Pasanella compared the experience of opening the building to being in a Kafka play.
“You are sucked into something you don’t really understand or know the reasons for, [and you don’t know], the way out, either,” he said. “The most terrifying part was thinking, ‘Oh my god, I could be spinning around in this vortex forever.’
What Pasanella enjoys most about his job is interacting with the local community.
“I love when people come in and say [things like], ‘I’ve lived on John Street five years and never knew about this place,’” he said. “I love when they discover this backroom, discover the selection, discover our own label wines — which we did to have something really nice for around $10 a bottle,” he said.
Pasanella’s professional journey in starting a business and authoring a book wasn’t planned out, he noted, and was full of misadventures that entailed one mistake after another.
“Somehow, I managed to get to a place where I’m much happier and living a more fulfilling life — not that I didn’t have a good life as a designer,” he said.
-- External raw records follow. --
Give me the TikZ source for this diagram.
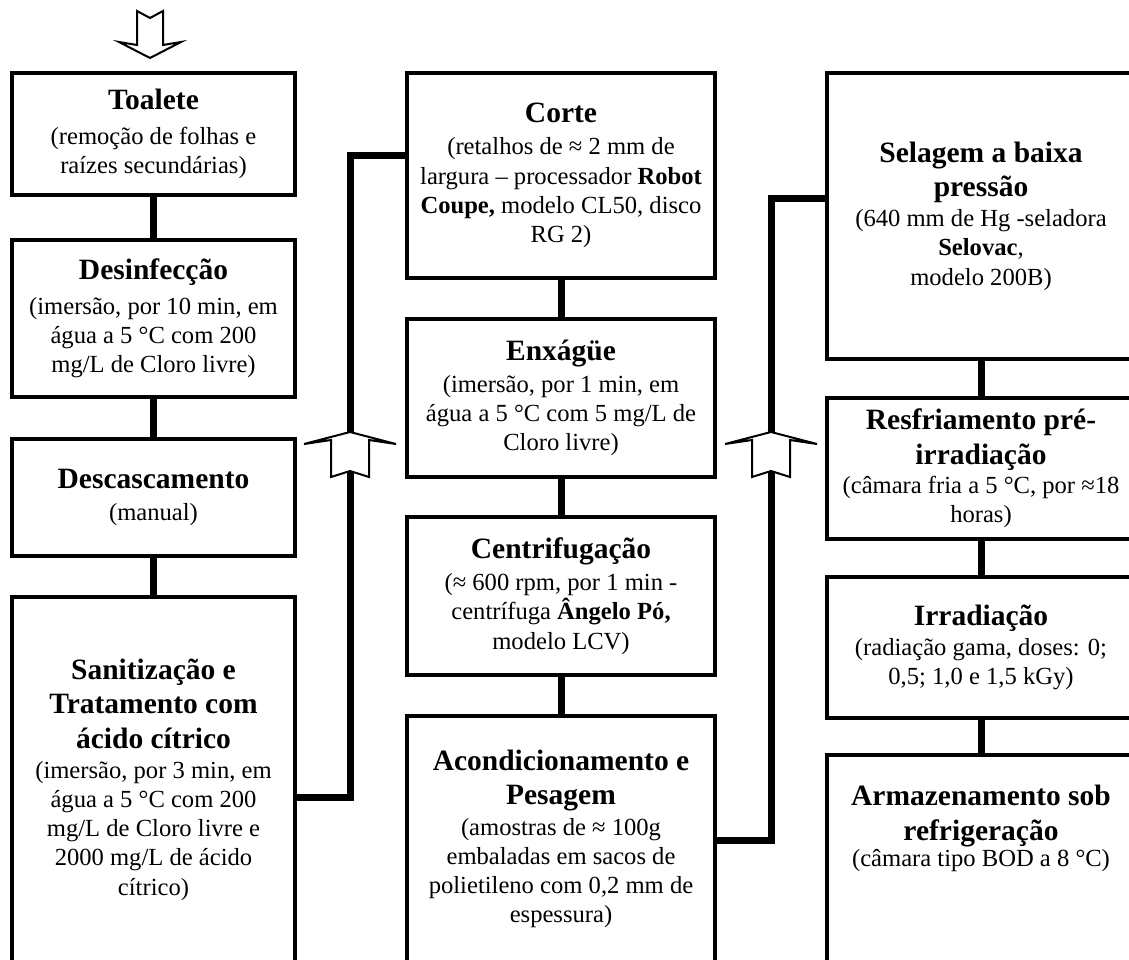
\documentclass[tikz,border=0pt]{standalone}
\usepackage{fontspec}
\setmainfont{Liberation Serif}
\newcommand\titulo{\fontsize{29.5}{34.5}\selectfont\bfseries}
\newcommand\corpo{\fontsize{24.6}{29.2}\selectfont}
\newcommand\passo[3][3pt]{{\titulo #2\par}\vspace{#1}#3}
\tikzset{
  etapa/.style={draw, line width=4pt, align=flush center, inner sep=2pt, font=\corpo},
  col1/.style={etapa, minimum width=283pt, text width=274pt},
  col2/.style={etapa, minimum width=308pt, text width=300pt},
  link/.style={line width=7pt},
  seta/.style={draw, fill=white, line width=2pt}
}
\begin{document}
\begin{tikzpicture}[x=1pt, y=-1pt]
            \useasboundingbox (0,0) rectangle (1129,959);
            \clip (0,0) rectangle (1129,959);

            \node[col1, minimum height=122pt] (toalete) at (153.5,134) {\passo[6pt]{Toalete}{(remoção de folhas e\\raízes secundárias)}};
            \node[col1, minimum height=157pt] (desinf) at (153.5,318.5) {\passo[5pt]{Desinfecção}{(imersão, por 10 min, em\\água a 5 °C com 200\\mg/L de Cloro livre)}};
            \node[col1, minimum height=117pt] (descasc) at (153.5,497.5) {\passo{Descascamento}{(manual)}};
            \node[col1, minimum height=365pt] (sanit) at (153.5,779.5) {\passo[1pt]{Sanitização e\\Tratamento com\\ácido cítrico}{(imersão, por 3 min, em\\água a 5 °C com 200\\mg/L de Cloro livre e\\2000 mg/L de ácido\\cítrico)}};

            \node[col2, minimum height=205pt] (corte) at (561,175.5) {\passo{Corte}{(retalhos de ≈ 2 mm de\\largura – processador \textbf{Robot}\\\textbf{Coupe,} modelo CL50, disco\\RG 2)}};
            \node[col2, minimum height=158pt] (enxague) at (561,398) {\passo{Enxágüe}{(imersão, por 1 min, em\\água a 5 °C com 5 mg/L de\\Cloro livre)}};
            \node[col2, minimum height=158pt] (centrif) at (561,596) {\passo{Centrifugação}{(≈ 600 rpm, por 1 min -\\centrífuga \textbf{Ângelo Pó,}\\modelo LCV)}};
            \node[col2, minimum height=246pt] (acond) at (561,839) {\passo[1pt]{Acondicionamento e\\Pesagem}{(amostras de ≈ 100g\\embaladas em sacos de\\polietileno com 0,2 mm de\\espessura)}};

            \node[col2, minimum height=286pt] (selagem) at (981,216) {\passo[1pt]{Selagem a baixa\\pressão}{(640 mm de Hg -seladora\\\textbf{Selovac},\\modelo 200B)}};
            \node[col2, minimum height=141pt] (resfr) at (981,468.5) {\passo[0pt]{Resfriamento pré-\\irradiação}{(câmara fria a 5 °C, por ≈18\\horas)}};
            \node[col2, minimum height=141pt] (irrad) at (981,647.5) {\passo[1pt]{Irradiação}{(radiação gama, doses: 0;\\0,5; 1,0 e 1,5 kGy)}};
            \node[col2, minimum height=240pt] (armaz) at (981,875) {\passo[-3pt]{Armazenamento sob\\refrigeração}{(câmara tipo BOD a 8 °C)\rule[-98pt]{0pt}{98pt}}};

            \coordinate (c1) at (350,797);
            \coordinate (c2) at (350,155);
            \coordinate (c3) at (771,840);
            \coordinate (c4) at (771,198);

            \draw[link] (toalete) -- (desinf);
            \draw[link] (desinf) -- (descasc);
            \draw[link] (descasc) -- (sanit);
            \draw[link] (sanit.east |- c1) -- (c1) -- (c2) -- (corte.west |- c2);
            \draw[link] (corte) -- (enxague);
            \draw[link] (enxague) -- (centrif);
            \draw[link] (centrif) -- (acond);
            \draw[link] (acond.east |- c3) -- (c3) -- (c4) -- (selagem.west |- c4);
            \draw[link] (selagem) -- (resfr);
            \draw[link] (resfr) -- (irrad);
            \draw[link] (irrad) -- (armaz);

            \draw[seta] (137,11) -- (150,18) -- (163,11) -- (163,45) -- (181,42) -- (150,58) -- (119,42) -- (137,45) -- cycle;
            \foreach \c in {350,771}
              \draw[seta] (\c,432) -- (\c+46,444) -- (\c+19,440) -- (\c+19,477) -- (\c,471) -- (\c-19,477) -- (\c-19,440) -- (\c-46,444) -- cycle;
        \end{tikzpicture}
\end{document}
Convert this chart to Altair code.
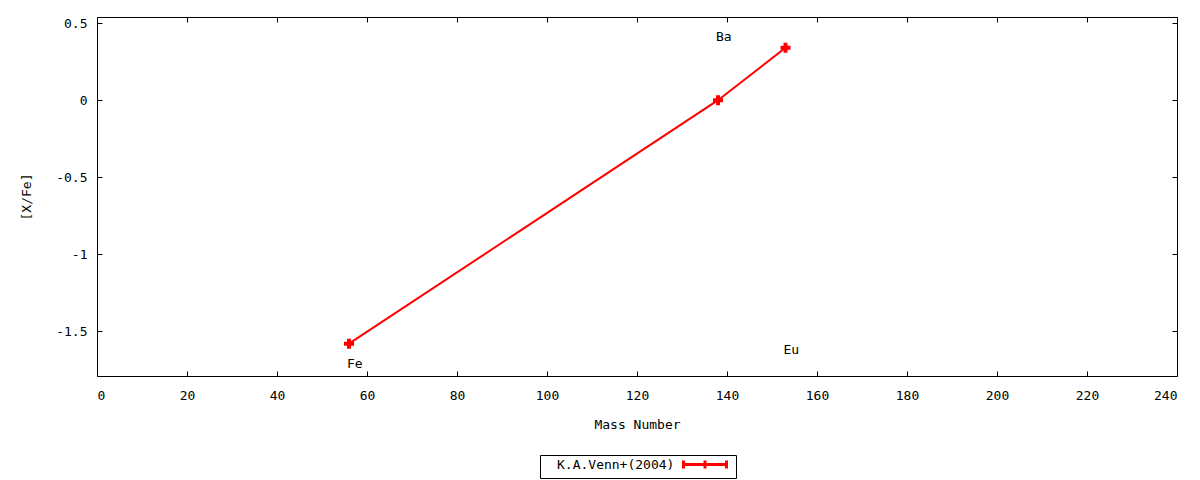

One of the most surprising things Pasanella failed to recognize until he wrote his book, he said, is that it’s not about the wine but about the neighborhood and the people who live there.
“With several hundred people stopping by and saying hi,” he said, smiling, “there’s a level of satisfaction that’s much more — I know it sounds hokey from a New Yorker’s perspective — but it’s one of the best things about the store.”